WORK TO BE COMPLETED
All of the lines below are to be transcribed faithfully, with pictures excluded from the copy.

SOURCE MATERIAL
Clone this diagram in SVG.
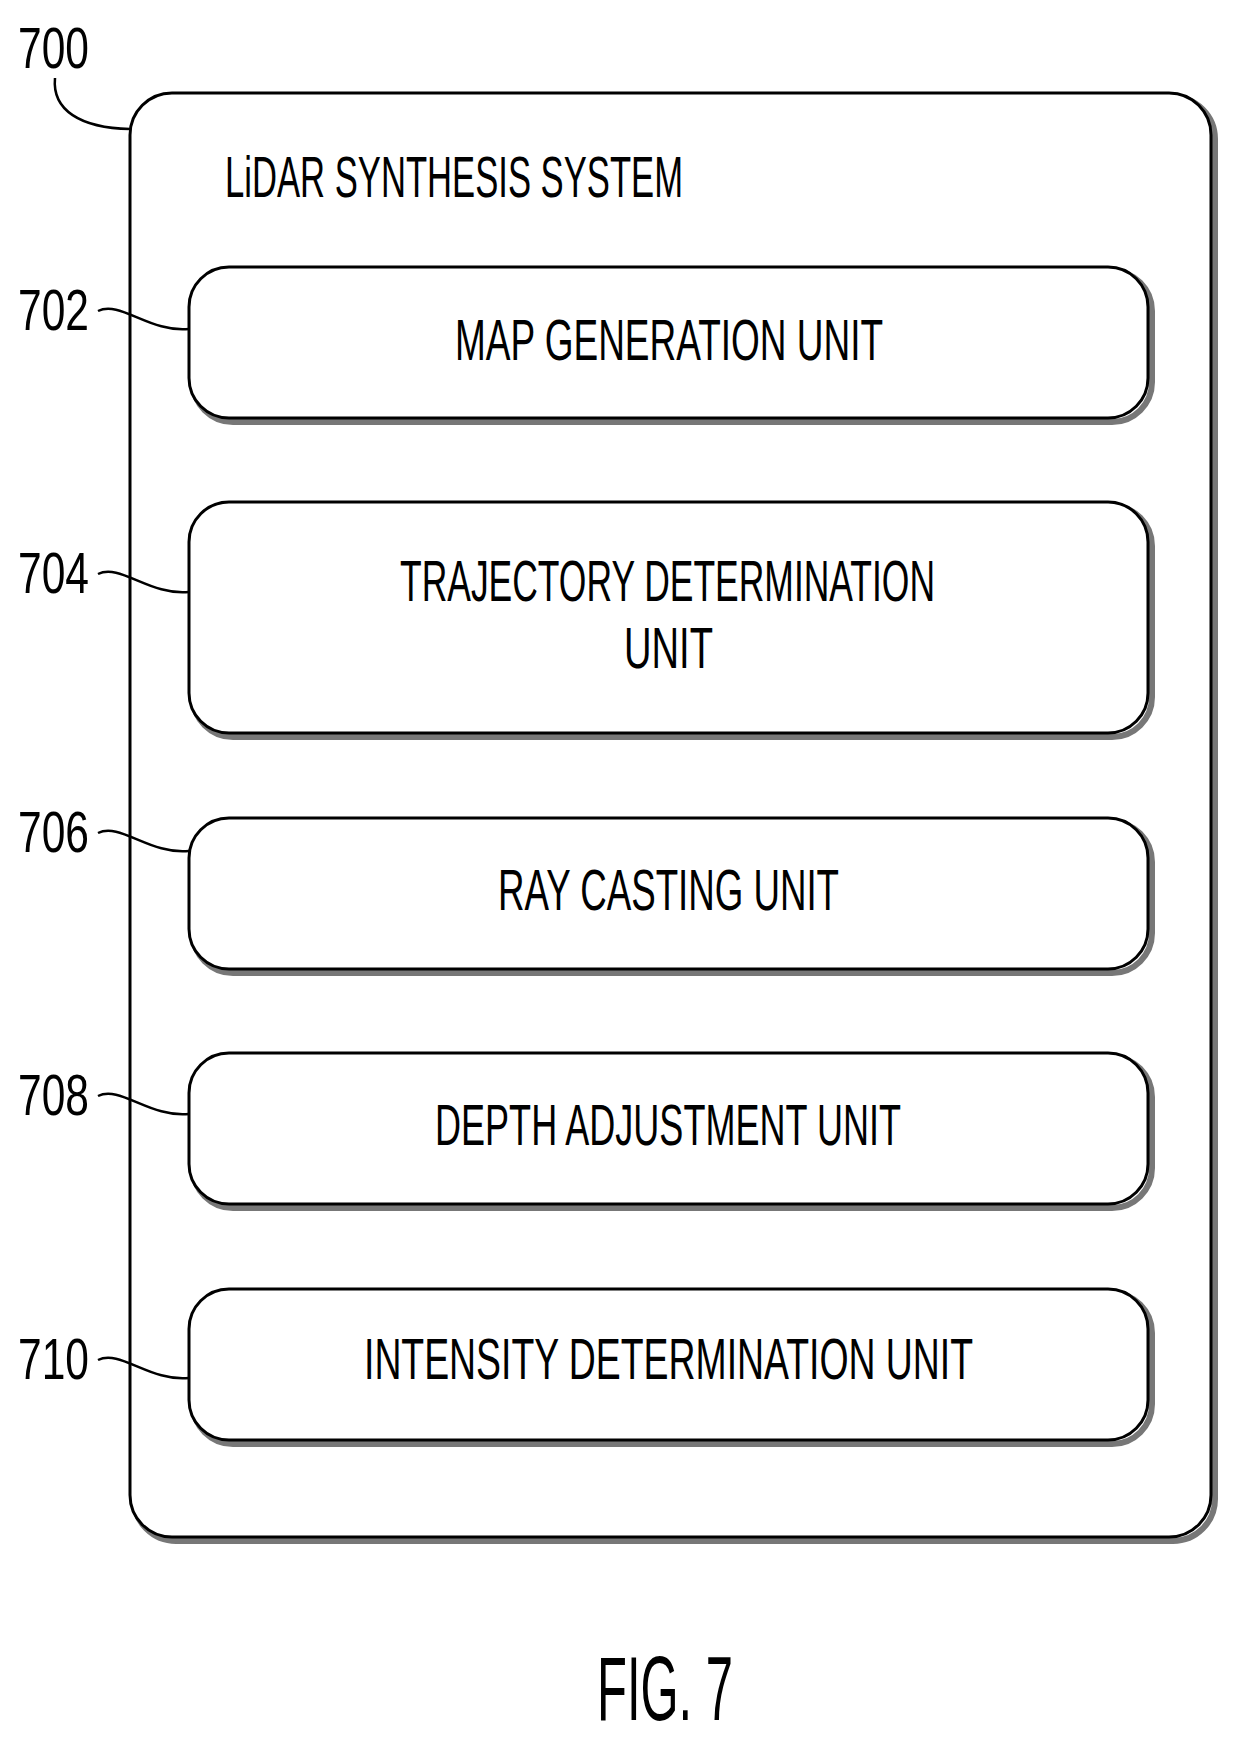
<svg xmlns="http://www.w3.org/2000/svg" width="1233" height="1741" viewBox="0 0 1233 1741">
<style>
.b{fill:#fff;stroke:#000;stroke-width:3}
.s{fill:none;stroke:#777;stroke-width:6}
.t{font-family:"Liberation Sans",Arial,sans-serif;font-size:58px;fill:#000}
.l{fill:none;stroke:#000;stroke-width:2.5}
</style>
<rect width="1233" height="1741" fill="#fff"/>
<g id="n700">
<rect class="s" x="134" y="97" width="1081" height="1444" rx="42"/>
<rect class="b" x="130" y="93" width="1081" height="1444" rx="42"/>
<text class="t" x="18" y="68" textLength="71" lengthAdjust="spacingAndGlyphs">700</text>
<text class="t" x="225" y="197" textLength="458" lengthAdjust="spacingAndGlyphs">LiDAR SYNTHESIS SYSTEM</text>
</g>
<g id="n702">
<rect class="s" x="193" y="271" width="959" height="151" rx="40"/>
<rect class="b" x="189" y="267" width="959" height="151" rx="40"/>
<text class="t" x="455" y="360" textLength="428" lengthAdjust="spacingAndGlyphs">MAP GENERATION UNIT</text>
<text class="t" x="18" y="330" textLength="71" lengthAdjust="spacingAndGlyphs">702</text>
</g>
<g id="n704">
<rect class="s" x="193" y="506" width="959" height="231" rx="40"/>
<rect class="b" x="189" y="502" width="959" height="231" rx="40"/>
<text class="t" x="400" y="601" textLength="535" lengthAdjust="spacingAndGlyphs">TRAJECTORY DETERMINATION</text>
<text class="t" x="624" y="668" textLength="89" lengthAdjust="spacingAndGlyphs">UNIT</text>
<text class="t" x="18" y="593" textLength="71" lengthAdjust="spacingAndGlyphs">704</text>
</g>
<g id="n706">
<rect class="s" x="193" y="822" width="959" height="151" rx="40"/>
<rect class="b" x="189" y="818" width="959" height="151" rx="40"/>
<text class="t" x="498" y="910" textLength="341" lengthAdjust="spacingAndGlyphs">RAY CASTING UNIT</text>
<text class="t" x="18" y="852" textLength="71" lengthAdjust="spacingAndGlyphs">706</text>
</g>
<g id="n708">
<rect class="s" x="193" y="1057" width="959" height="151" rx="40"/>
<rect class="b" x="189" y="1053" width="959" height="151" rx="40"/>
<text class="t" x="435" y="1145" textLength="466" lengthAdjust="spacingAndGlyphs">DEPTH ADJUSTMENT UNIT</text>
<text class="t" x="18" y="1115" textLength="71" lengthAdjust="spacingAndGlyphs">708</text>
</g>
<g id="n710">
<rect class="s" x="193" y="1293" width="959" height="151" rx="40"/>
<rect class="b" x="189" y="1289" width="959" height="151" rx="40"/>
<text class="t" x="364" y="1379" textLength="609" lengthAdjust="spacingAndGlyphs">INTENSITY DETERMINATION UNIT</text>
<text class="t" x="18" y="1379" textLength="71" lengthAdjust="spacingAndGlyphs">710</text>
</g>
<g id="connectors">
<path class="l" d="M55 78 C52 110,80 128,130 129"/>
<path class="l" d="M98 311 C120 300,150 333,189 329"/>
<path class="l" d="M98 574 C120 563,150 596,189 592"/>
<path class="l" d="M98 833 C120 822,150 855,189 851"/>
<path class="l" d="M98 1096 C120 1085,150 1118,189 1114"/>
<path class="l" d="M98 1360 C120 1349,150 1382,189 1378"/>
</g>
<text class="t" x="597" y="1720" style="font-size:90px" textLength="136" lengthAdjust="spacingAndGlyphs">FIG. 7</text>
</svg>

FINISHED TASK
Clone this diagram in SVG.
<svg xmlns="http://www.w3.org/2000/svg" width="1233" height="1741" viewBox="0 0 1233 1741">
<style>
.b{fill:#fff;stroke:#000;stroke-width:3}
.s{fill:none;stroke:#777;stroke-width:6}
.t{font-family:"Liberation Sans",Arial,sans-serif;font-size:58px;fill:#000}
.l{fill:none;stroke:#000;stroke-width:2.5}
</style>
<rect width="1233" height="1741" fill="#fff"/>
<g id="n700">
<rect class="s" x="134" y="97" width="1081" height="1444" rx="42"/>
<rect class="b" x="130" y="93" width="1081" height="1444" rx="42"/>
<text class="t" x="18" y="68" textLength="71" lengthAdjust="spacingAndGlyphs">700</text>
<text class="t" x="225" y="197" textLength="458" lengthAdjust="spacingAndGlyphs">LiDAR SYNTHESIS SYSTEM</text>
</g>
<g id="n702">
<rect class="s" x="193" y="271" width="959" height="151" rx="40"/>
<rect class="b" x="189" y="267" width="959" height="151" rx="40"/>
<text class="t" x="455" y="360" textLength="428" lengthAdjust="spacingAndGlyphs">MAP GENERATION UNIT</text>
<text class="t" x="18" y="330" textLength="71" lengthAdjust="spacingAndGlyphs">702</text>
</g>
<g id="n704">
<rect class="s" x="193" y="506" width="959" height="231" rx="40"/>
<rect class="b" x="189" y="502" width="959" height="231" rx="40"/>
<text class="t" x="400" y="601" textLength="535" lengthAdjust="spacingAndGlyphs">TRAJECTORY DETERMINATION</text>
<text class="t" x="624" y="668" textLength="89" lengthAdjust="spacingAndGlyphs">UNIT</text>
<text class="t" x="18" y="593" textLength="71" lengthAdjust="spacingAndGlyphs">704</text>
</g>
<g id="n706">
<rect class="s" x="193" y="822" width="959" height="151" rx="40"/>
<rect class="b" x="189" y="818" width="959" height="151" rx="40"/>
<text class="t" x="498" y="910" textLength="341" lengthAdjust="spacingAndGlyphs">RAY CASTING UNIT</text>
<text class="t" x="18" y="852" textLength="71" lengthAdjust="spacingAndGlyphs">706</text>
</g>
<g id="n708">
<rect class="s" x="193" y="1057" width="959" height="151" rx="40"/>
<rect class="b" x="189" y="1053" width="959" height="151" rx="40"/>
<text class="t" x="435" y="1145" textLength="466" lengthAdjust="spacingAndGlyphs">DEPTH ADJUSTMENT UNIT</text>
<text class="t" x="18" y="1115" textLength="71" lengthAdjust="spacingAndGlyphs">708</text>
</g>
<g id="n710">
<rect class="s" x="193" y="1293" width="959" height="151" rx="40"/>
<rect class="b" x="189" y="1289" width="959" height="151" rx="40"/>
<text class="t" x="364" y="1379" textLength="609" lengthAdjust="spacingAndGlyphs">INTENSITY DETERMINATION UNIT</text>
<text class="t" x="18" y="1379" textLength="71" lengthAdjust="spacingAndGlyphs">710</text>
</g>
<g id="connectors">
<path class="l" d="M55 78 C52 110,80 128,130 129"/>
<path class="l" d="M98 311 C120 300,150 333,189 329"/>
<path class="l" d="M98 574 C120 563,150 596,189 592"/>
<path class="l" d="M98 833 C120 822,150 855,189 851"/>
<path class="l" d="M98 1096 C120 1085,150 1118,189 1114"/>
<path class="l" d="M98 1360 C120 1349,150 1382,189 1378"/>
</g>
<text class="t" x="597" y="1720" style="font-size:90px" textLength="136" lengthAdjust="spacingAndGlyphs">FIG. 7</text>
</svg>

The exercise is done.